A situation where it seems to be more or less irrelevant if the hyperparameter is tuned or not

Finding an optimal combination of values of the hyperparameters in a suitable sense is one goal. To show that other combinations are worse and how the different hyperparameters depend on each other is another, which may require a completely different approach. To our knowledge, the dependence of the various hyperparameters is currently limited to visual analyses, such as those presented in this book. Analytical or further empirical work on this question is, in our view, still pending.

4 Dealing with the Challenges

Radermacher (2020) devotes a separate section (Sect. 2.3) to quality requirements in official statistics and writes:

200 years of experience and a good reputation are assets as important as the profession’s stock of methods, international standards and well-established routines and partnerships.

Indeed, official statistics can only provide added value because they are trusted to work in a methodologically sound manner. The same is true in the relationship between the Federal Statistical Office and its machine learning section.
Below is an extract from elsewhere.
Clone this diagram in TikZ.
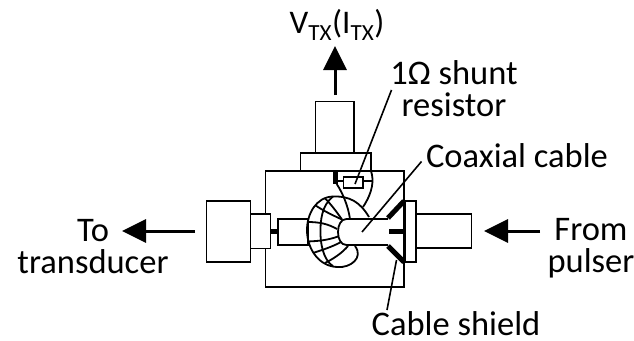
\documentclass[tikz,border=0pt]{standalone}
\usepackage{fontspec}
\setmainfont{Carlito}
\usetikzlibrary{arrows.meta}
\tikzset{
    part/.style={draw, line width=1.8pt},
    label/.style={inner sep=0pt, align=center, font=\fontsize{34.5}{32}\selectfont},
    leader/.style={line width=1.6pt},
    flow/.style={line width=3pt, -{Triangle[length=24pt,width=23pt]}},
    shield/.style={line width=5pt}
}
\begin{document}
\begin{tikzpicture}[x=1pt,y=-1pt]
    \useasboundingbox (0,0) rectangle (634,340);

    % housing and attached blocks
    \draw[part] (265.5,171) rectangle (404,287);
    \draw[part,fill=white] (315.5,101.5) rectangle (354,152.5);
    \draw[part,fill=white] (300.5,153) rectangle (371,171);
    \draw[part,fill=white] (206.5,201) rectangle (250.5,262);
    \draw[part,fill=white] (250.5,214) rectangle (270.5,248.5);
    \draw[part,fill=white] (278,219) rectangle (308,245);
    \draw[part,fill=white] (405,201) rectangle (416,262);
    \draw[part,fill=white] (416,214) rectangle (471.5,248);

    % inner conductors
    \draw[shield] (270.5,231) -- (278,231);
    \draw[shield] (389,231) -- (404,231);
    \draw[shield] (335,171) -- (335,184);

    % resistor and its wires
    \draw[part] (343.5,177) rectangle (363,188);
    \draw[part] (337,181) -- (343.5,181);
    \draw[part] (363,181) -- (372.5,181);
    \draw[part] (336.7,184) .. controls (342,192) and (348,205) .. (350,219);
    \draw[part] (371,171) .. controls (374,180) and (373,192) .. (363,207);

    % toroid
    \draw[part] (369,217) .. controls (360,202) and (350,196) .. (333,196.5)
        .. controls (316,197) and (307,214) .. (307,230)
        .. controls (307,250) and (320,267) .. (338,267)
        .. controls (350,268) and (364,258) .. (355,246);
    \draw[part] (333,196.5) .. controls (322,205) and (320,220) .. (320.5,235)
        .. controls (321,250) and (326,262) .. (333,266);
    \draw[part] (315,205) .. controls (322,210) and (332,215) .. (342,219.5);
    \draw[part] (325,198.5) .. controls (330,203) and (336,211) .. (342,219.5);
    \draw[part] (307.5,222) .. controls (320,222) and (328,224) .. (337,229);
    \draw[part] (307.5,241.5) .. controls (320,241) and (328,240) .. (338,236.5);
    \draw[part] (313,253) .. controls (322,250) and (332,247) .. (342,241.5);
    \draw[part] (325,263) .. controls (335,258) and (343,252) .. (348,246);

    % coax
    \fill[white] (388,219) -- (346.5,219) .. controls (341,219) and (338,225) .. (338,232)
        .. controls (338,239) and (341,245) .. (346.5,245) -- (388,245) -- cycle;
    \draw[part] (388,219) -- (346.5,219) .. controls (341,219) and (338,225) .. (338,232)
        .. controls (338,239) and (341,245) .. (346.5,245) -- (388,245);
    \draw[shield] (388,218) -- (404,201);
    \draw[shield] (388,246) -- (404,262);

    % labels
    \node[label,font=\fontsize{33}{32}\selectfont] (vtx) at (337,25) {V\textsubscript{TX}(I\textsubscript{TX})};
    \node[label] (shunt) at (454,89) {1Ω shunt\\resistor};
    \node[label] (coax) at (517,156) {Coaxial cable};
    \node[label] (to) at (93,247) {To\\transducer};
    \node[label] (from) at (591,248) {From\\pulser};
    \node[label] (shield) at (456,324) {Cable shield};

    % leaders
    \coordinate (shuntEnd) at (355,184);
    \coordinate (coaxEnd) at (362,232);
    \coordinate (shieldEnd) at (396.5,260);
    \draw[leader] (391.5,90) -- (shuntEnd);
    \draw[leader] (421.5,161.5) -- (coaxEnd);
    \draw[leader] (387,310) -- (shieldEnd);

    % signal arrows
    \coordinate (upTail) at (335,95);
    \coordinate (upTip) at (335,46);
    \coordinate (leftTail) at (195,231);
    \coordinate (leftTip) at (122,231);
    \coordinate (rightTail) at (540,231);
    \coordinate (rightTip) at (484,231);
    \draw[flow] (upTail) -- (upTip);
    \draw[flow] (leftTail) -- (leftTip);
    \draw[flow] (rightTail) -- (rightTip);
\end{tikzpicture}
\end{document}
For this reason, the unit responsible for machine learning in the Federal Statistical Office also endeavors to carry out the hyperparameter tuning of the methods used to the best of its knowledge and—if necessary—to create transparency about it. In addition, the above-mentioned economic considerations are always involved: How long should the tuning be continued in order to perhaps still achieve a significant improvement of the models? The approaches presented in this book and further tools (cf. Bischl et al. 2021b) will support statisticians and data scientists to investigate these questions in the future, although further research is needed: The estimation of the above question (i.e., how long to tune), possibly even a statement how far away from the true optimum one is at all (at least in probability, for example, in the form of an oracle inequality), cannot be answered satisfactorily at present. Also, the effects and interactions of certain hyperparameters—see Gijsbers et al. (2021) and Moosbauer et al. (2021) for some recent considerations—have not yet been sufficiently investigated, e.g., those of the hyperparameter \(\texttt {respect.unordered.factors}\) in RF R package ranger. However, investigations into such issues are needed to better understand hyperparameters in the future. This can improve the basis for responsible and trustworthy use of machine learning, not only but also in official statistics.